Gloria Muñoz is the author of Your Biome Has Found You and Danzirly, which won the Ambroggio Prize and the Florida Gold Medal Book Award for Poetry. She is an Academy of American Poets Poet Laureate Fellow, a Hedgebrook Fellow, a Macondista, a Highlights Foundation Diverse Verse Fellow, and a part of Las Musas. This Is the Year is her debut novel. Visit her online at gloriamunoz.com and on Instagram at @bygloriamunoz.
Tyler Gillespie is the author of the nonfiction collection The Thing about Florida: Exploring a Misunderstood State (University Press of Florida, 2021) and two poetry collections — the nature machine! (Autofocus, 2023) and Florida Man: Poems, Revisited (Burrow Press, 2024). He is represented by Lauren MacLeod at Aevitas Creative Management.
A former journalist, his reporting appears in Rolling Stone, The Guardian, GQ, VICE, The Daily Beast, Playboy, and other outlets. He’s the co-editor of The Awkward Phase (Skyhorse, 2016), and his humor writing can be found in the New Yorker, McSweeney’s Internet Tendency, and LGBTQ Comedic Monologues That Are Actually Funny. Gillespie is a fifth-generation Floridian and wrote the introduction for A24’s Florida! A Hyper-Local Guide to the Flora, Fauna, and Fantasy of the Most Far-out State in America.

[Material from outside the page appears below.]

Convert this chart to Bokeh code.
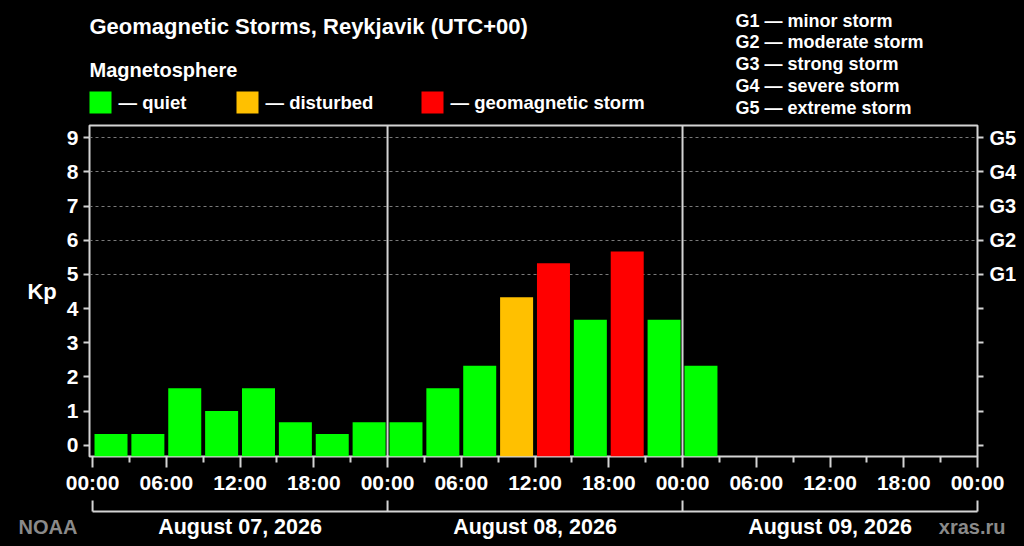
from bokeh.plotting import figure
from bokeh.layouts import column
from bokeh.models import Range1d, LinearAxis, FixedTicker, Grid, Span, ColumnDataSource
from bokeh.core.properties import value
from bokeh.embed import file_html
from bokeh.resources import INLINE

# ---------------- data ----------------
slot_start_hours = [0, 3, 6, 9, 12, 15, 18, 21, 24, 27, 30, 33, 36, 39, 42, 45, 48]
kp_values = [0.33, 0.33, 1.67, 1.0, 1.67, 0.67, 0.33, 0.67,
             0.67, 1.67, 2.33, 4.33, 5.33, 3.67, 5.67, 3.67,
             2.33]
time_ticks = [0, 6, 12, 18, 24, 30, 36, 42, 48, 54, 60, 66, 72]
time_labels = ["00:00", "06:00", "12:00", "18:00", "00:00", "06:00", "12:00", "18:00",
               "00:00", "06:00", "12:00", "18:00", "00:00"]
day_starts = [0, 24, 48, 72]
day_labels = ["August 07, 2026", "August 08, 2026", "August 09, 2026"]
kp_ticks = [0, 1, 2, 3, 4, 5, 6, 7, 8, 9]
g_levels = ["G1", "G2", "G3", "G4", "G5"]
g_descriptions = ["minor storm", "moderate storm", "strong storm", "severe storm", "extreme storm"]
categories = ["quiet", "disturbed", "geomagnetic storm"]
category_colors = ["#00ff00", "#ffc000", "#ff0000"]
kp_thresholds = [4, 5]  # Kp >= 4 disturbed, Kp >= 5 storm

FONT_NAME = "Liberation Sans"
FONT = value(FONT_NAME)
WHITE = "#ffffff"
LINE = "#d4d4d4"
GREY = "#8a8a8a"

W = 1024
HEAD_H, MAIN_H, FOOT_H = 118, 379, 49
ML, MR, MT, MB = 89, 47, 7, 41
X0, X1 = -0.25, 72
Y0, Y1 = -0.33, 9.36
PPH = (W - ML - MR) / (X1 - X0)  # pixels per hour


def bare(height, x_range, y_range):
    f = figure(width=W, height=height, x_range=x_range, y_range=y_range,
               x_axis_location=None, y_axis_location=None,
               toolbar_location=None, output_backend="svg",
               background_fill_color="black", border_fill_color="black",
               min_border=0, frame_align=False)
    f.outline_line_color = None
    f.xgrid.visible = False
    f.ygrid.visible = False
    return f


def txt(f, x, y, s, size, color=WHITE, align="left"):
    f.text(x=[x], y=[y], text=[s], text_font=FONT, text_font_size=size,
           text_font_style="bold", text_color=color, text_align=align,
           text_baseline="middle")


# ---------------- header (page pixel coordinates) ----------------
head = bare(HEAD_H, Range1d(0, W), Range1d(HEAD_H, 0))
txt(head, 89, 26, "Geomagnetic Storms, Reykjavik (UTC+00)", "22px")
txt(head, 89, 69, "Magnetosphere", "20px")
legend_x = [89, 236, 421]
for lx, c, col in zip(legend_x, categories, category_colors):
    head.quad(left=[lx], right=[lx + 22], top=[91], bottom=[113], fill_color=col, line_color=None)
    txt(head, lx + 29, 102, "— " + c, "18.5px")
for i, (g, d) in enumerate(zip(g_levels, g_descriptions)):
    txt(head, 735, 20 + i * 21.8, f"{g} — {d}", "18px")

# ---------------- main chart ----------------
p = figure(width=W, height=MAIN_H, x_range=Range1d(X0, X1), y_range=Range1d(Y0, Y1),
           x_axis_location=None, y_axis_location=None,
           toolbar_location=None, output_backend="svg",
           background_fill_color="black", border_fill_color="black",
           min_border_left=ML, min_border_right=MR, min_border_top=MT, min_border_bottom=MB)
p.outline_line_color = LINE
p.outline_line_width = 2
p.xgrid.visible = False
p.ygrid.visible = False

p.add_layout(Grid(dimension=1, ticker=FixedTicker(ticks=kp_ticks[5:]),
                  grid_line_color="#7a7a7a", grid_line_dash="3 3", grid_line_width=1))


def category_of(v):
    if v >= kp_thresholds[1]:
        return 2
    if v >= kp_thresholds[0]:
        return 1
    return 0


slot_hours = 3
bar_width = slot_hours * 0.895
for ci in range(len(categories)):
    xs = [s + slot_hours / 2 for s, v in zip(slot_start_hours, kp_values) if category_of(v) == ci]
    ts = [v for v in kp_values if category_of(v) == ci]
    src = ColumnDataSource(dict(x=xs, top=ts))
    p.vbar(x="x", top="top", bottom=Y0, width=bar_width, source=src,
           fill_color=category_colors[ci], line_color=None)

for d in day_starts[1:-1]:
    p.add_layout(Span(location=d, dimension="height", line_color=LINE, line_width=2))

common = dict(major_label_text_font=FONT_NAME, major_label_text_font_style="bold",
              major_label_text_color=WHITE, axis_line_color=None,
              major_tick_line_color=LINE, major_tick_line_width=2, major_tick_in=0)

ly = LinearAxis(ticker=FixedTicker(ticks=kp_ticks), axis_label="Kp",
                axis_label_orientation="horizontal", axis_label_standoff=7,
                axis_label_text_font=FONT_NAME, axis_label_text_font_size="22px",
                axis_label_text_font_style="bold", axis_label_text_color=WHITE,
                major_label_text_font_size="21px", major_label_standoff=5,
                major_tick_out=6, minor_tick_line_color=None, **common)
p.add_layout(ly, "left")

ry = LinearAxis(ticker=FixedTicker(ticks=kp_ticks),
                major_label_overrides={t: (g_levels[t - 5] if t >= 5 else "") for t in kp_ticks},
                major_label_text_font_size="20px", major_label_standoff=6,
                major_tick_out=6, minor_tick_line_color=None, **common)
p.add_layout(ry, "right")

minor_hours = [t + 3 for t in time_ticks[:-1]]
tx = LinearAxis(ticker=FixedTicker(ticks=time_ticks, minor_ticks=minor_hours),
                major_label_overrides={t: l for t, l in zip(time_ticks, time_labels)},
                major_label_text_font_size="21px", major_label_standoff=3,
                major_tick_out=11, minor_tick_line_color=LINE, minor_tick_line_width=2,
                minor_tick_out=6, minor_tick_in=0, **common)
p.add_layout(tx, "below")

# ---------------- footer (same hour scale as the chart) ----------------
fx0 = X0 - ML / PPH
fx1 = X1 + MR / PPH
foot = bare(FOOT_H, Range1d(fx0, fx1), Range1d(FOOT_H, 0))
BR_Y, BR_TOP = 14, 3
foot.segment(x0=[day_starts[0]], x1=[day_starts[-1]], y0=[BR_Y], y1=[BR_Y],
             line_color=LINE, line_width=2)
foot.segment(x0=day_starts, x1=day_starts, y0=[BR_Y] * len(day_starts), y1=[BR_TOP] * len(day_starts),
             line_color=LINE, line_width=2)
day_centers = [(a + b) / 2 for a, b in zip(day_starts[:-1], day_starts[1:])]
for c, l in zip(day_centers, day_labels):
    txt(foot, c, 29, l, "21.5px", align="center")
txt(foot, fx0 + 18 / PPH, 29, "NOAA", "20px", GREY)
txt(foot, fx1 - 19 / PPH, 29, "xras.ru", "20px", GREY, "right")

layout = column(head, p, foot, spacing=0)
html = file_html(layout, INLINE)
html = html.replace("<head>", "<head><style>body{background:#000000;}</style>", 1)
open("out.html", "w").write(html)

He holds an MFA in Creative Writing from the University of New Orleans and a PhD in English: Writing, Rhetoric, & Technical Communication from the University of Memphis. In 2021, he won The X. A. Kramer, Jr. Outstanding Teaching Award at the University of Mississippi. He’s currently a Professor and Writing Program Coordinator at Ringling College of Art and Design in Sarasoat, FL.